**Your objective**. Every line holding the string "seaborn" should be gathered.

**Information provided**.
★ ★ ★ ★ ★ ★ ★
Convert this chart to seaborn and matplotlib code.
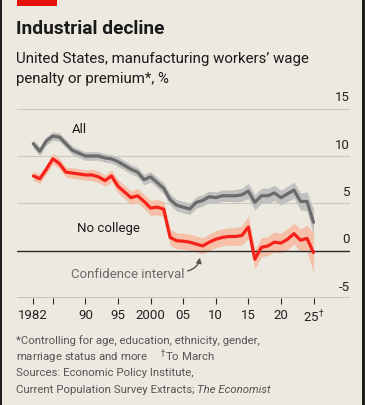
import matplotlib
matplotlib.use('Agg')
import matplotlib.pyplot as plt
import matplotlib.patches as mpatches
import seaborn as sns
import pandas as pd

years = list(range(1982, 2026))

# wage premium, %
all_workers = [11.3, 10.5, 11.6, 12.1, 12.0, 11.3, 10.6, 10.3, 10.0, 10.0,
               10.0, 9.8, 9.7, 9.4, 9.0, 8.6, 8.3, 7.5, 7.8, 7.2,
               6.6, 5.4, 4.8, 4.6, 4.4, 5.1, 5.3, 5.7, 5.6, 5.8,
               5.8, 5.8, 5.9, 6.3, 5.1, 5.8, 5.8, 6.1, 5.6, 6.0,
               6.4, 5.2, 5.2, 3.0]
no_college = [7.9, 7.6, 8.6, 9.7, 9.2, 8.3, 8.2, 8.1, 8.0, 8.0,
              7.8, 7.4, 7.9, 6.8, 6.2, 5.6, 5.8, 5.2, 4.5, 4.6,
              4.4, 1.4, 1.05, 1.0, 0.9, 0.7, 0.5, 0.9, 1.2, 1.4,
              1.5, 1.5, 1.6, 2.5, -0.9, 0.35, 0.5, 0.9, 0.8, 1.2,
              1.8, 1.1, 1.3, -0.2]

# half-width of the confidence interval
all_ci = [0.45, 0.45, 0.45, 0.45, 0.45, 0.45, 0.45, 0.45, 0.45, 0.45,
          0.45, 0.45, 0.45, 0.5, 0.5, 0.5, 0.5, 0.55, 0.55, 0.55,
          0.6, 0.6, 0.6, 0.6, 0.6, 0.6, 0.6, 0.6, 0.6, 0.6,
          0.6, 0.65, 0.7, 0.8, 0.8, 0.8, 0.8, 0.8, 0.8, 0.8,
          0.85, 0.9, 1.0, 1.4]
nc_ci = [0.5, 0.5, 0.5, 0.55, 0.55, 0.55, 0.55, 0.55, 0.55, 0.6,
         0.6, 0.6, 0.65, 0.7, 0.7, 0.7, 0.75, 0.75, 0.8, 0.8,
         0.8, 0.85, 0.85, 0.85, 0.85, 0.85, 0.85, 0.85, 0.9, 0.9,
         0.9, 0.95, 1.0, 1.2, 1.0, 1.0, 1.0, 1.05, 1.05, 1.1,
         1.1, 1.2, 1.4, 2.1]

yticks = [-5, 0, 5, 10, 15]
xticks = [1982, 1985, 1990, 1995, 2000, 2005, 2010, 2015, 2020, 2025]
xticklabels = ['1982', '', '90', '95', '2000', '05', '10', '15', '20', '25$^{\\dagger}$']

df = pd.DataFrame({'year': years, 'All': all_workers, 'No college': no_college})
long = df.melt(id_vars='year', var_name='group', value_name='pct')

bg = '#ECE9E0'
red = '#F5221B'
grey = '#6B6B6B'

sns.set_style('white')
plt.rcParams['font.family'] = ['Roboto', 'DejaVu Sans']

fig = plt.figure(figsize=(3.65, 4.06), dpi=100, facecolor=bg)
ax = fig.add_axes([17 / 365, 1 - 299 / 406, 333 / 365, 189.3 / 406])
ax.set_facecolor(bg)

lo_a = [v - c for v, c in zip(all_workers, all_ci)]
hi_a = [v + c for v, c in zip(all_workers, all_ci)]
lo_n = [v - c for v, c in zip(no_college, nc_ci)]
hi_n = [v + c for v, c in zip(no_college, nc_ci)]

# gridlines
for t in yticks:
    if t == 0:
        ax.axhline(0, color='#2b2b2b', lw=1.0, zorder=4)
    elif t == -5:
        ax.axhline(t, color='#2b2b2b', lw=1.0, zorder=1)
    else:
        ax.axhline(t, color='#CBC8BD', lw=0.8, zorder=1)
    ax.text(1, t + 0.55, str(t), transform=ax.get_yaxis_transform(),
            ha='right', va='bottom', fontsize=9.5, color='#222222')

ax.fill_between(years, lo_a, hi_a, color='#C0C0BE', lw=0, zorder=2)
ax.fill_between(years, lo_n, hi_n, color='#F5BFA8', lw=0, zorder=2)
sns.lineplot(data=long, x='year', y='pct', hue='group', palette={'All': grey, 'No college': red},
             linewidth=2.3, legend=False, ax=ax, zorder=5)

ax.set_xlim(1979.5, 2030.6)
ax.set_ylim(-5, 15)
ax.set_xlabel('')
ax.set_ylabel('')
ax.set_yticks([])
ax.set_xticks(xticks)
ax.set_xticklabels(xticklabels, fontsize=9.5, color='#222222')
ax.tick_params(axis='x', length=4, width=0.8, color='#2b2b2b', pad=3, direction='out', bottom=True)
for s in ax.spines.values():
    s.set_visible(False)

ax.text(1989, 12.9, 'All', fontsize=9.5, ha='center', va='center', color='#1a1a1a')
ax.text(1993.5, 2.4, 'No college', fontsize=9.5, ha='center', va='center', color='#1a1a1a')
ax.text(1987.8, -2.4, 'Confidence interval', fontsize=9.5, ha='left', va='center', color='#6a6a6a')
ax.annotate('', xy=(2007.6, -0.45), xytext=(2005.3, -2.2),
            arrowprops=dict(arrowstyle='-|>,head_length=0.3,head_width=0.15', color='#555555',
                            lw=1.0, connectionstyle='arc3,rad=0.4'))

# header
fig.patches.append(mpatches.Rectangle((17 / 365, 1 - 6.5 / 406), 40 / 365, 6.5 / 406,
                                      transform=fig.transFigure, color='#E3120B', lw=0))
fig.patches.append(mpatches.Rectangle((0, 0), 2 / 365, 1, transform=fig.transFigure,
                                      color='#1e1e1e', lw=0))
fig.patches.append(mpatches.Rectangle((362 / 365, 0), 3 / 365, 1, transform=fig.transFigure,
                                      color='#1e1e1e', lw=0))
fig.text(16 / 365, 1 - 29 / 406, 'Industrial decline', fontsize=13.8, fontweight='bold',
         va='center', ha='left', color='#1a1a1a')
fig.text(16 / 365, 1 - 59 / 406, 'United States, manufacturing workers\u2019 wage',
         fontsize=10.8, va='center', ha='left', color='#1a1a1a')
fig.text(16 / 365, 1 - 79 / 406, 'penalty or premium*, %',
         fontsize=10.8, va='center', ha='left', color='#1a1a1a')

foot = '#555555'
fig.text(16 / 365, 1 - 341 / 406, '*Controlling for age, education, ethnicity, gender,',
         fontsize=8.2, va='center', ha='left', color=foot)
fig.text(16 / 365, 1 - 357 / 406, 'marriage status and more     $^{\\dagger}$To March',
         fontsize=8.2, va='center', ha='left', color=foot)
fig.text(16 / 365, 1 - 373.5 / 406, 'Sources: Economic Policy Institute,',
         fontsize=8.2, va='center', ha='left', color=foot)
t = fig.text(16 / 365, 1 - 390 / 406, 'Current Population Survey Extracts; ',
             fontsize=8.2, va='center', ha='left', color=foot)
fig.canvas.draw()
bb = t.get_window_extent()
fig.text(bb.x1 / fig.bbox.width, 1 - 390 / 406, 'The Economist', fontsize=8.2, style='italic',
         va='center', ha='left', color=foot)

fig.savefig('out.png', dpi=100, facecolor=bg)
★ ★ ★ ★ ★ ★ ★
**Result**.
Convert this chart to seaborn and matplotlib code.
import seaborn as sns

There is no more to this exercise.